LazyCollection::make(function () {
$handle = fopen(storage_path('foo.txt'), 'r');
while (($line = fgets($handle)) !== false) {
yield $line;
}
})->each(function ($line) {
echo "Processing: " . $line . PHP_EOL;
});
Processing: 2025-02-04 10:58:53, WARNING, 3604, Log Entry 1
Processing: 2025-02-04 10:58:53, ERROR, 7586, Log Entry 2
Processing: 2025-02-04 10:58:53, WARNING, 4853, Log Entry 3
Processing: 2025-02-04 10:58:53, WARNING, 1850, Log Entry 4
Processing: 2025-02-04 10:58:53, INFO, 6766, Log Entry 5
Processing: 2025-02-04 10:58:53, INFO, 4979, Log Entry 6
Processing: 2025-02-04 10:58:53, WARNING, 9854, Log Entry 7
Processing: 2025-02-04 10:58:53, WARNING, 3030, Log Entry 8
One important thing to note is that while processing a large file like this may still take a long time, it won’t cause memory exhaustion.
This approach is especially useful for handling large datasets efficiently, and code like this could easily be implemented in a custom console command or a queued job in Laravel.
Using LazyCollections with API Responses and Streaming
Not all APIs are designed with efficiency in mind. While some provide pagination and HATEOAS links to navigate through data seamlessly, others simply return a massive JSON payload without any structure for handling large datasets. In this case, we’re dealing with an API that sends back a single, enormous JSON dump, making it far from ideal for efficient processing.

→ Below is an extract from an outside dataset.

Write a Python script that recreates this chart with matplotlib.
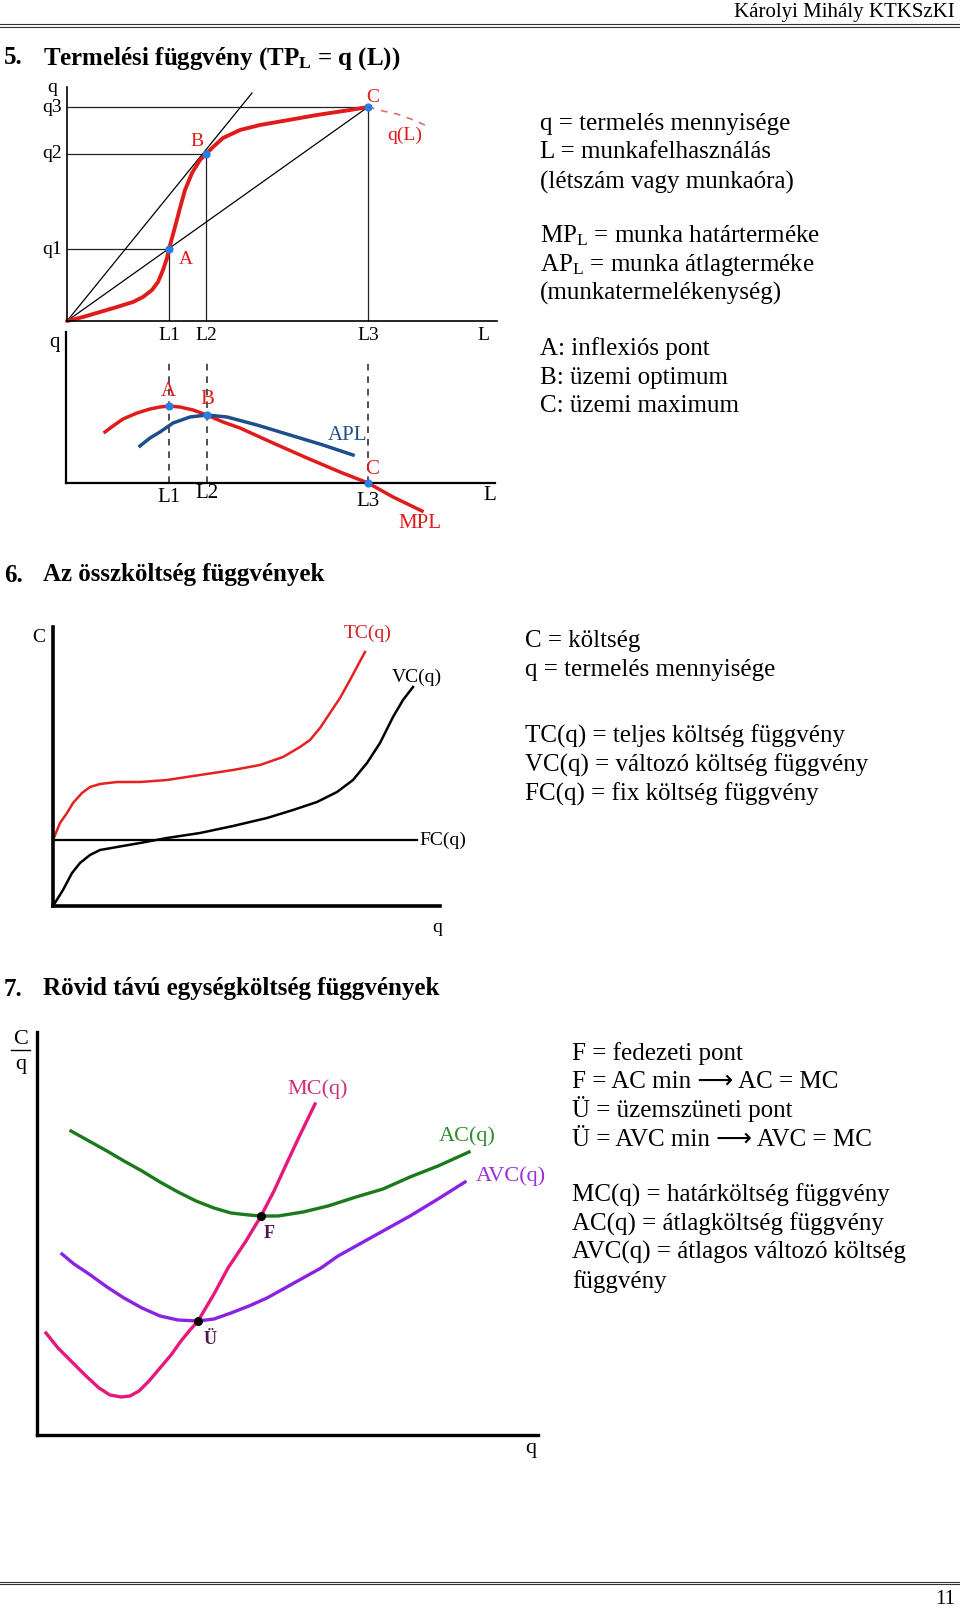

With that challenge in mind, let’s take a look at the following approach for consuming this kind of API response in a way that keeps memory usage low and ensures smooth processing.
use JsonMachine\Items;
LazyCollection::make(function () {
$response = Http::withoutVerifying()
->withHeaders([
'Accept' => 'application/json'
])->get(
'https://acme.com/api/companies'
);
$stream = $response->toPsrResponse()
->getBody()
->detach();
$companies = Items::fromStream($stream);
foreach ($companies as $company) {
yield (array) $company;
}
})->each(function (array $company) {
// do something with a $company
// which we fetched from the response
});
The example above efficiently processes a massive dataset of fifty thousand companies from an API without overloading the system. Instead of fetching and storing the entire response in memory, we leverage JSON Machine’s streaming capabilities along with Laravel’s LazyCollection
.
The Http::get()
request fetches the data with the necessary headers. However, rather than calling $response->body()
(which would load everything into memory), we convert it into a PSR response stream and then detach it. This ensures that we can process the response as it arrives instead of waiting for the entire dataset to load.
In Laravel, calling toPsrResponse()
on a HTTP response converts the Laravel Response
object into a PSR-7 compliant response. PSR-7 is a PHP standard for HTTP messages, ensuring interoperability between different libraries and frameworks. This conversion is particularly useful when working with third-party libraries—such as JSON Machine—that require a PSR-7 response instead of Laravel's native response format.
One key advantage of using toPsrResponse()
is that it provides direct access to the streamed response body, allowing us to handle large API responses efficiently.
In the example above, getBody()->detach()
extracts the underlying stream from the PSR-7 response, which JSON Machine can then process incrementally. This is crucial when dealing with huge JSON payloads, as it avoids loading the entire response into memory.
Using Items::fromStream($stream)
, we stream the JSON response incrementally, allowing us to process one company at a time. JSON Machine is designed to handle massive JSON datasets efficiently by only keeping one record in memory at any given moment.
We then iterate over each company in the response and yield it as an array, making it compatible with Laravel’s LazyCollection
. This approach is crucial for handling large datasets because it eliminates the need to hold millions of records in an array, which would likely crash the application.
Finally, we use ->each(function (array $company) { ... })
to process each company as it is streamed. This allows us to immediately act on each record, whether it's inserting it into a database, performing transformations, or further processing.
Since LazyCollection
only retrieves records as needed, it ensures that we never exceed memory limits, even with millions of entries. This method is particularly useful for bulk data imports, real-time API processing, and handling large log files—scenarios where traditional json_decode()
would be impractical.
By combining JSON Machine with LazyCollection
, we achieve scalability, performance, and efficiency when working with massive JSON responses.
Conclusion
I know this post has been a long one, but hopefully you now have a good understanding on PHP Generators, how they work and where you would use them, also hopefully it managed to demystify some of the Laravel magic around the LazyCollection class.